'''
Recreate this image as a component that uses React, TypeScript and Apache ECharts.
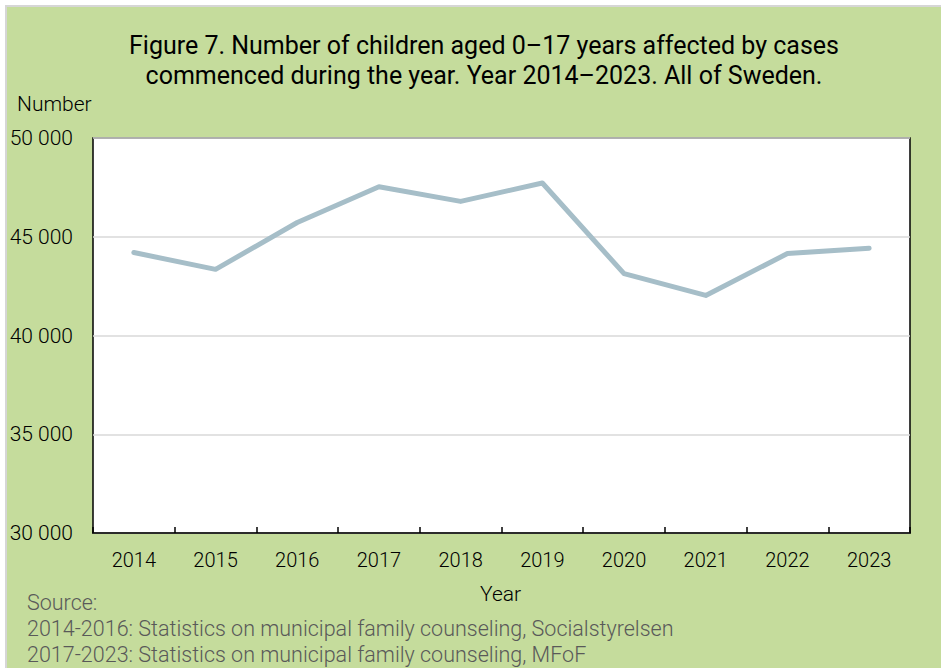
import React, { useEffect, useRef } from "react";
import * as echarts from "echarts";

const years = ["2014", "2015", "2016", "2017", "2018", "2019", "2020", "2021", "2022", "2023"];
const children = [44200, 43350, 45720, 47530, 46790, 47720, 43130, 42030, 44150, 44420];
const titleLines = [
  "Figure 7. Number of children aged 0–17 years affected by cases",
  "commenced during the year. Year 2014–2023. All of Sweden.",
];
const sourceLines = [
  "Source:",
  "2014-2016: Statistics on municipal family counseling, Socialstyrelsen",
  "2017-2023: Statistics on municipal family counseling, MFoF",
];
const yAxisName = "Number";
const xAxisName = "Year";

const FONT = "Roboto, 'Noto Sans', sans-serif";
const W = 300;

export default function App() {
  const ref = useRef<HTMLDivElement>(null);
  useEffect(() => {
    if (!ref.current) return;
    const chart = echarts.init(ref.current, undefined, { renderer: "svg" });
    chart.setOption({
      animation: false,
      backgroundColor: "transparent",
      textStyle: { fontFamily: FONT, fontWeight: W },
      title: {
        text: titleLines.join("\n"),
        left: 479,
        top: 25,
        textAlign: "center",
        textStyle: {
          fontFamily: FONT,
          fontSize: 25,
          fontWeight: "normal",
          color: "#000",
          lineHeight: 30,
        },
      },
      grid: {
        left: 93,
        top: 138,
        right: 31,
        bottom: 135,
        show: true,
        backgroundColor: "#ffffff",
        borderColor: "#000000",
        borderWidth: 1.5,
      },
      xAxis: {
        type: "category",
        data: years,
        boundaryGap: true,
        axisLine: { show: true, lineStyle: { color: "#000", width: 1.5 } },
        axisTick: { show: true, inside: true, length: 6, lineStyle: { color: "#000", width: 1.5 } },
        axisLabel: { color: "#000", fontSize: 20, fontWeight: W, fontFamily: FONT, margin: 17 },
        splitLine: { show: false },
      },
      yAxis: {
        type: "value",
        min: 30000,
        max: 50000,
        interval: 5000,
        axisLine: { show: false },
        axisTick: { show: false },
        axisLabel: {
          color: "#000",
          fontSize: 21,
          fontWeight: W,
          fontFamily: FONT,
          margin: 20,
          formatter: (v: number) => String(v).replace(/\B(?=(\d{3})+(?!\d))/g, " "),
        },
        splitLine: { show: true, lineStyle: { color: "#d9d9d9", width: 1.5 } },
      },
      graphic: [
        {
          type: "text",
          left: 17,
          top: 93,
          style: { text: yAxisName, fontSize: 21, fontWeight: W, fontFamily: FONT, fill: "#000" },
        },
        {
          type: "text",
          left: 480,
          top: 583,
          style: { text: xAxisName, fontSize: 21, fontWeight: W, fontFamily: FONT, fill: "#000" },
        },
        ...sourceLines.map((t, i) => ({
          type: "text",
          left: 27,
          top: 591 + i * 26,
          style: { text: t, fontSize: 21.5, fontWeight: W, fontFamily: FONT, fill: "#595959" },
        })),
      ],
      series: [
        {
          type: "line",
          data: children,
          symbol: "none",
          lineStyle: { color: "#a6bec8", width: 5, cap: "round", join: "round" },
        },
      ],
    });
    return () => chart.dispose();
  }, []);
  return (
    <div style={{ position: "fixed", left: 0, top: 0, width: 941, height: 668, background: "#ffffff" }}>
      <div
        style={{
          position: "absolute",
          left: 5,
          top: 5,
          width: 936,
          height: 663,
          boxSizing: "border-box",
          borderLeft: "2px solid #d6d6d6",
          borderTop: "2px solid #d6d6d6",
          background: "#c5dc9c",
        }}
      />
      <div ref={ref} style={{ position: "absolute", left: 0, top: 0, width: 941, height: 668 }} />
    </div>
  );
}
'''
(Task description): Your task is to repeat the data above exactly while excluding the pictures.

(Solved problem):
Recreate this image as a component that uses React, TypeScript and Apache ECharts.
import React, { useEffect, useRef } from "react";
import * as echarts from "echarts";

const years = ["2014", "2015", "2016", "2017", "2018", "2019", "2020", "2021", "2022", "2023"];
const children = [44200, 43350, 45720, 47530, 46790, 47720, 43130, 42030, 44150, 44420];
const titleLines = [
  "Figure 7. Number of children aged 0–17 years affected by cases",
  "commenced during the year. Year 2014–2023. All of Sweden.",
];
const sourceLines = [
  "Source:",
  "2014-2016: Statistics on municipal family counseling, Socialstyrelsen",
  "2017-2023: Statistics on municipal family counseling, MFoF",
];
const yAxisName = "Number";
const xAxisName = "Year";

const FONT = "Roboto, 'Noto Sans', sans-serif";
const W = 300;

export default function App() {
  const ref = useRef<HTMLDivElement>(null);
  useEffect(() => {
    if (!ref.current) return;
    const chart = echarts.init(ref.current, undefined, { renderer: "svg" });
    chart.setOption({
      animation: false,
      backgroundColor: "transparent",
      textStyle: { fontFamily: FONT, fontWeight: W },
      title: {
        text: titleLines.join("\n"),
        left: 479,
        top: 25,
        textAlign: "center",
        textStyle: {
          fontFamily: FONT,
          fontSize: 25,
          fontWeight: "normal",
          color: "#000",
          lineHeight: 30,
        },
      },
      grid: {
        left: 93,
        top: 138,
        right: 31,
        bottom: 135,
        show: true,
        backgroundColor: "#ffffff",
        borderColor: "#000000",
        borderWidth: 1.5,
      },
      xAxis: {
        type: "category",
        data: years,
        boundaryGap: true,
        axisLine: { show: true, lineStyle: { color: "#000", width: 1.5 } },
        axisTick: { show: true, inside: true, length: 6, lineStyle: { color: "#000", width: 1.5 } },
        axisLabel: { color: "#000", fontSize: 20, fontWeight: W, fontFamily: FONT, margin: 17 },
        splitLine: { show: false },
      },
      yAxis: {
        type: "value",
        min: 30000,
        max: 50000,
        interval: 5000,
        axisLine: { show: false },
        axisTick: { show: false },
        axisLabel: {
          color: "#000",
          fontSize: 21,
          fontWeight: W,
          fontFamily: FONT,
          margin: 20,
          formatter: (v: number) => String(v).replace(/\B(?=(\d{3})+(?!\d))/g, " "),
        },
        splitLine: { show: true, lineStyle: { color: "#d9d9d9", width: 1.5 } },
      },
      graphic: [
        {
          type: "text",
          left: 17,
          top: 93,
          style: { text: yAxisName, fontSize: 21, fontWeight: W, fontFamily: FONT, fill: "#000" },
        },
        {
          type: "text",
          left: 480,
          top: 583,
          style: { text: xAxisName, fontSize: 21, fontWeight: W, fontFamily: FONT, fill: "#000" },
        },
        ...sourceLines.map((t, i) => ({
          type: "text",
          left: 27,
          top: 591 + i * 26,
          style: { text: t, fontSize: 21.5, fontWeight: W, fontFamily: FONT, fill: "#595959" },
        })),
      ],
      series: [
        {
          type: "line",
          data: children,
          symbol: "none",
          lineStyle: { color: "#a6bec8", width: 5, cap: "round", join: "round" },
        },
      ],
    });
    return () => chart.dispose();
  }, []);
  return (
    <div style={{ position: "fixed", left: 0, top: 0, width: 941, height: 668, background: "#ffffff" }}>
      <div
        style={{
          position: "absolute",
          left: 5,
          top: 5,
          width: 936,
          height: 663,
          boxSizing: "border-box",
          borderLeft: "2px solid #d6d6d6",
          borderTop: "2px solid #d6d6d6",
          background: "#c5dc9c",
        }}
      />
      <div ref={ref} style={{ position: "absolute", left: 0, top: 0, width: 941, height: 668 }} />
    </div>
  );
}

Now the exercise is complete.